But having worked for CBS Radio myself, I've just never felt the corporate office was one that allowed principle to trump money interests. And, of course, maybe it didn't. My gut tells me an autonomous CBS Radio would never have fired Imus. The radio division has been a poor performer since well before Howard Stern left the building. And after an extremely tough year following Stern's exit, the last thing CBS Radio needed was to lose its other franchise talent. No, I think it took CBS proper, the parent, to read the political winds properly and to conclude that Imus had become dead weight--that it wasn't worth diverting the company's resources to his defense.

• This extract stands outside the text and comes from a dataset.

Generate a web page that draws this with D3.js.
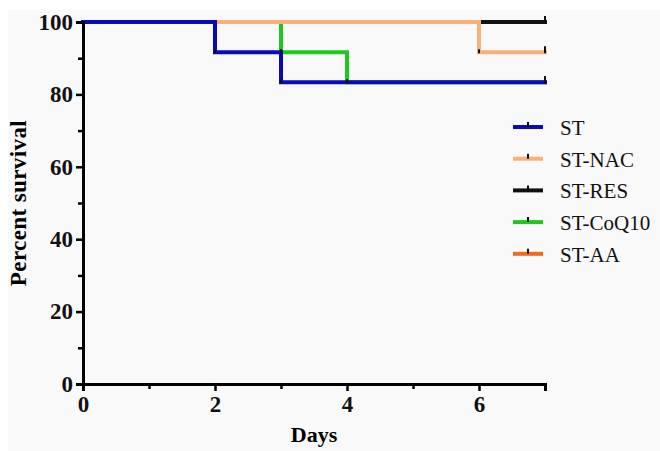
<!DOCTYPE html>
<html>
<head>
<meta charset="utf-8">
<script src="https://cdn.jsdelivr.net/npm/d3@7"></script>
<style>
  body { margin: 0; background: #fff; }
  text { font-family: "Liberation Serif", "DejaVu Serif", serif; }
</style>
</head>
<body>
<svg id="chart" width="660" height="451"></svg>
<script>
// Series names and colours
const seriesNames = ["ST", "ST-NAC", "ST-RES", "ST-CoQ10", "ST-AA"];
const seriesColors = ["#0a0ab8", "#f6b27a", "#111111", "#1ec81e", "#f26a1b"];

// Step points (day, percent survival) per series
const stData = [[0, 100], [2, 91.67], [3, 83.33], [7, 83.33]];
const nacData = [[0, 100], [6, 91.67], [7, 91.67]];
const resData = [[0, 100], [7, 100]];
const coqData = [[0, 100], [3, 91.67], [4, 83.33], [7, 83.33]];
const aaData = [[0, 100], [7, 100]];

const xTicks = [0, 2, 4, 6];
const xMinor = [1, 3, 5, 7];
const yTicks = [0, 20, 40, 60, 80, 100];
const yMinor = [10, 30, 50, 70, 90];

const svg = d3.select("#chart");

// light grey backdrop like the scanned figure
svg.append("rect").attr("x", 8).attr("y", 10).attr("width", 652).attr("height", 441)
  .attr("fill", "#f9f9f9");

const x = d3.scaleLinear().domain([0, 7]).range([83, 545]);
const y = d3.scaleLinear().domain([0, 100]).range([384, 22]);

const allData = [stData, nacData, resData, coqData, aaData];

const line = d3.line()
  .x(d => x(d[0]))
  .y(d => y(d[1]))
  .curve(d3.curveStepAfter);

// draw bottom-to-top: AA, RES, CoQ10, NAC, ST
const order = [4, 2, 3, 1, 0];
order.forEach(i => {
  svg.append("path")
    .attr("d", line(allData[i]))
    .attr("fill", "none")
    .attr("stroke", seriesColors[i])
    .attr("stroke-width", 4)
    .attr("stroke-linejoin", "miter")
    .attr("stroke-linecap", "square");
});

// small black marks at step corners and censor ticks at the end
order.forEach(i => {
  const d = allData[i];
  for (let k = 1; k < d.length; k++) {
    if (d[k][1] !== d[k - 1][1]) {
      svg.append("line")
        .attr("x1", x(d[k][0])).attr("x2", x(d[k][0]))
        .attr("y1", y(d[k][1]) - 3).attr("y2", y(d[k][1]) + 1)
        .attr("stroke", "#111").attr("stroke-width", 2);
    }
  }
  const last = d[d.length - 1];
  svg.append("line")
    .attr("x1", x(last[0])).attr("x2", x(last[0]))
    .attr("y1", y(last[1]) - 6).attr("y2", y(last[1]) + 1)
    .attr("stroke", "#111").attr("stroke-width", 2);
});

const fmt = d3.format("d");

// Y axis
const yAxis = svg.append("g").attr("transform", "translate(83,0)")
  .call(d3.axisLeft(y).tickValues(yTicks).tickFormat(fmt).tickSize(7).tickPadding(3));
svg.append("g").attr("transform", "translate(83,0)")
  .call(d3.axisLeft(y).tickValues(yMinor).tickSize(5).tickFormat(""))
  .call(g => g.select(".domain").remove())
  .selectAll("line").attr("stroke-width", 2.5);

// X axis
const xAxis = svg.append("g").attr("transform", "translate(0,384)")
  .call(d3.axisBottom(x).tickValues(xTicks).tickFormat(fmt).tickSize(7).tickPadding(5));
svg.append("g").attr("transform", "translate(0,384)")
  .call(d3.axisBottom(x).tickValues(xMinor).tickSize(5).tickFormat(""))
  .call(g => g.select(".domain").remove())
  .selectAll("line").attr("stroke-width", 2.5);

[xAxis, yAxis].forEach(g => {
  g.select(".domain").attr("stroke", "#000").attr("stroke-width", 3);
  g.selectAll(".tick line").attr("stroke", "#000").attr("stroke-width", 2.5);
  g.selectAll(".tick text")
    .style("font-family", "'Liberation Serif', serif")
    .style("font-size", "23px")
    .style("font-weight", "bold")
    .attr("fill", "#111");
});

// axis titles
svg.append("text")
  .attr("x", x(3.5)).attr("y", 442)
  .attr("text-anchor", "middle")
  .attr("font-size", 22).attr("font-weight", "bold")
  .text("Days");

svg.append("text")
  .attr("transform", `translate(26,${y(50)}) rotate(-90)`)
  .attr("text-anchor", "middle")
  .attr("font-size", 23).attr("font-weight", "bold")
  .attr("letter-spacing", 0.4)
  .text("Percent survival");

// legend
const legend = svg.append("g").attr("transform", "translate(513,127)");
seriesNames.forEach((name, i) => {
  const g = legend.append("g").attr("transform", `translate(0,${i * 31.7})`);
  g.append("line").attr("x1", 0).attr("x2", 30).attr("y1", 0).attr("y2", 0)
    .attr("stroke", seriesColors[i]).attr("stroke-width", 4);
  g.append("line").attr("x1", 15).attr("x2", 15).attr("y1", -5).attr("y2", 0)
    .attr("stroke", "#111").attr("stroke-width", 2);
  g.append("text").attr("x", 47).attr("y", 8)
    .attr("font-size", 21).attr("fill", "#111")
    .text(name);
});
</script>
</body>
</html>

But back to the broader Imus story: Of the many postmortems I've come across, I think Andrew Sullivan's best sums up the crime:
The culture has changed since Imus started in radio. White straight men don't control everything any more, and they don't get to set the rules for public discourse with the same finality they once did. What we've seen here is, I think, a genuine reflection of the new American mainstream. Most Americans simply find the spectacle of a rich white bigot beating up on young black female achievers after a crushing tournament loss to be gratuitously cruel and unfair. Punishing someone for calling college women "whores" - especially those who have beaten the odds and are role models for other black girls and women - is not a new step in political correctness. It's applying a very old American standard of fairness and decency, which now applies to all Americans, regardless of race or gender. This was the voice of mainstream America speaking. It's not what it once was. I wonder whether many of Imus's buddies realize that yet.